A partir de esa caracterización, que pasó
a ser moneda corriente en la militancia comunista para designar a un
grupo amorfo sin mayor conciencia de clase y fácilmente manipulable -por
tanto, utilizable por la derecha, por la clase dominante- podría
pensarse en una conexión entre urbanizaciones precarias y su población
como no precisamente el particular fermento transformador. Para
graficarlo rápidamente: los “rompehuelgas” (también llamados esquiroles
o carneros), por ejemplo, podrían salir de allí.
Decíamos que el sistema capitalista no
cambió estructuralmente desde lo formulado por Marx y Engels en la
segunda mitad del Siglo XIX, pero sí lo hizo en su “presentación”
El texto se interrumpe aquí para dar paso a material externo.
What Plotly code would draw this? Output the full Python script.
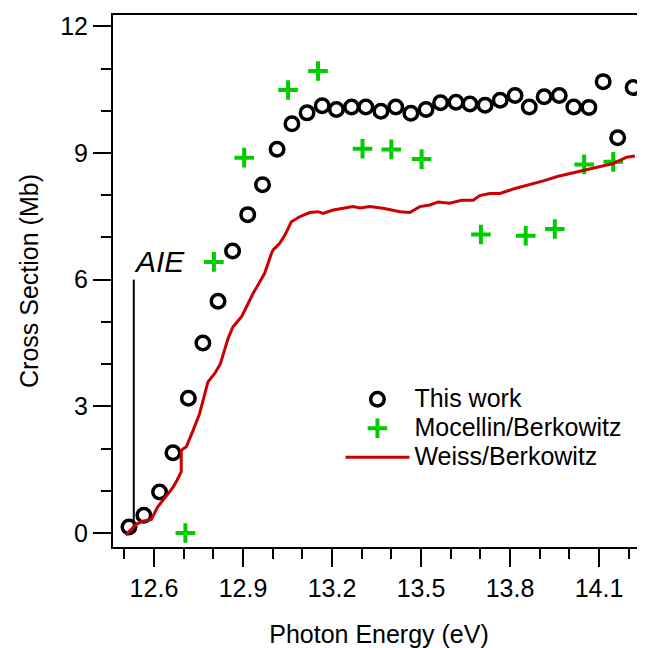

cosmética, en las formas en que se muestra y en el ropaje con que se
viste. Hoy, segunda década del Siglo XXI, la clase obrera industrial
urbana sigue siendo la mecha que puede prender el fuego revolucionario,
pero el sistema se ha encargado muy bien de neutralizarla. Por lo
pronto, en los países capitalistas imperiales (todas potencias
industriales: Estados Unidos, Europa Occidental, Japón), su proletariado
ha sido muy sabiamente domado. Pese a la crisis que atravesamos hoy, más
allá de la pandemia del COVID-19, el nivel de vida ofrecido a la clase
trabajadora en el capitalismo desarrollado está lejos de los niveles de
explotación y pobreza vividos hace siglo y medio o de las indecibles
penurias que sigue padeciendo la clase trabajadora en el resto del
mundo. Esa suerte de prosperidad relativa (Homero Simpson -ícono por
antonomasia del obrero estadounidense- vive con cierta comodidad, no
pasa hambre), en principio aleja de la revolución. Y los sindicatos,
otrora combativos elementos anti-sistémicos, fueron convertidos
gradualmente en cómplices de la clase dirigente, quitándoles toda
característica combativa. Dato a tener en cuenta: curiosamente, las
revoluciones socialistas triunfantes durante el Siglo XX surgieron todas
de países básicamente rurales (la Rusia zarista, China y su secular
atraso, Vietnam, Nicaragua, Cuba (el burdel estadounidense en el
Caribe), todas naciones subdesarrolladas con escasa clase obrera
industrial urbana).
Sin dudas, sigue habiendo proletarios, trabajadores
fabriles por infinidad de lugares en el planeta, con grandes
concentraciones industriales y enormes unidades productivas (por ejemplo
China). Pero junto a ello, esos “marginales” de tiempo atrás pasaron a
ser elemento fundamental de la composición social actual. Las barriadas
“marginales” crecen cada vez más, así como sus poblaciones. Eso fue lo
que llevó a Fidel Castro a preguntarse: “¿Puede sostenerse, hoy por
hoy, la existencia de una clase obrera en ascenso, sobre la que caería
la hermosa tarea de hacer parir una nueva sociedad? ¿No alcanzan los
datos económicos para comprender que esta clase obrera -en el sentido
marxista del término- tiende a desaparecer, para ceder su sitio a otro
sector social? ¿No será ese innumerable conjunto de marginados y
desempleados cada vez más lejos del circuito económico, hundiéndose cada
día más en la miseria, el llamado a convertirse en la nueva clase
revolucionaria?”.
En sentido estricto, el
proletariado industrial no desaparece. Aunque la robotización eliminó
numerosísimos puestos de trabajo en los países capitalistas llamados
“centrales”, y la mal llamada “deslocalización” llevó fábricas del
Primer Mundo a la periferia, donde hay salarios mucho más bajos, falta
organización sindical, ausencia de controles medioambientales y enormes
facilidades tributarias, la clase trabajadora ahí está, produciendo la
riqueza del mundo. Pero sí ha crecido en forma exponencial ese sector
que, agudamente, Frei Beto llamó “pobretariado”,
así como las barriadas donde se ubica en las megalópolis del Tercer
Mundo.
En términos generales, lo que en un
tiempo era “marginal” hoy pasó a ser “normal”. Ahora bien: si es un
sector tan importante en la dinámica social de la actualidad, si allí
anida un fermento fundamental de nuestros tiempos, las izquierdas
deberían trabajarlo, acercarse, involucrarse. Pero parece que las
iglesias evangélicas fundamentalistas ya lo han hecho antes.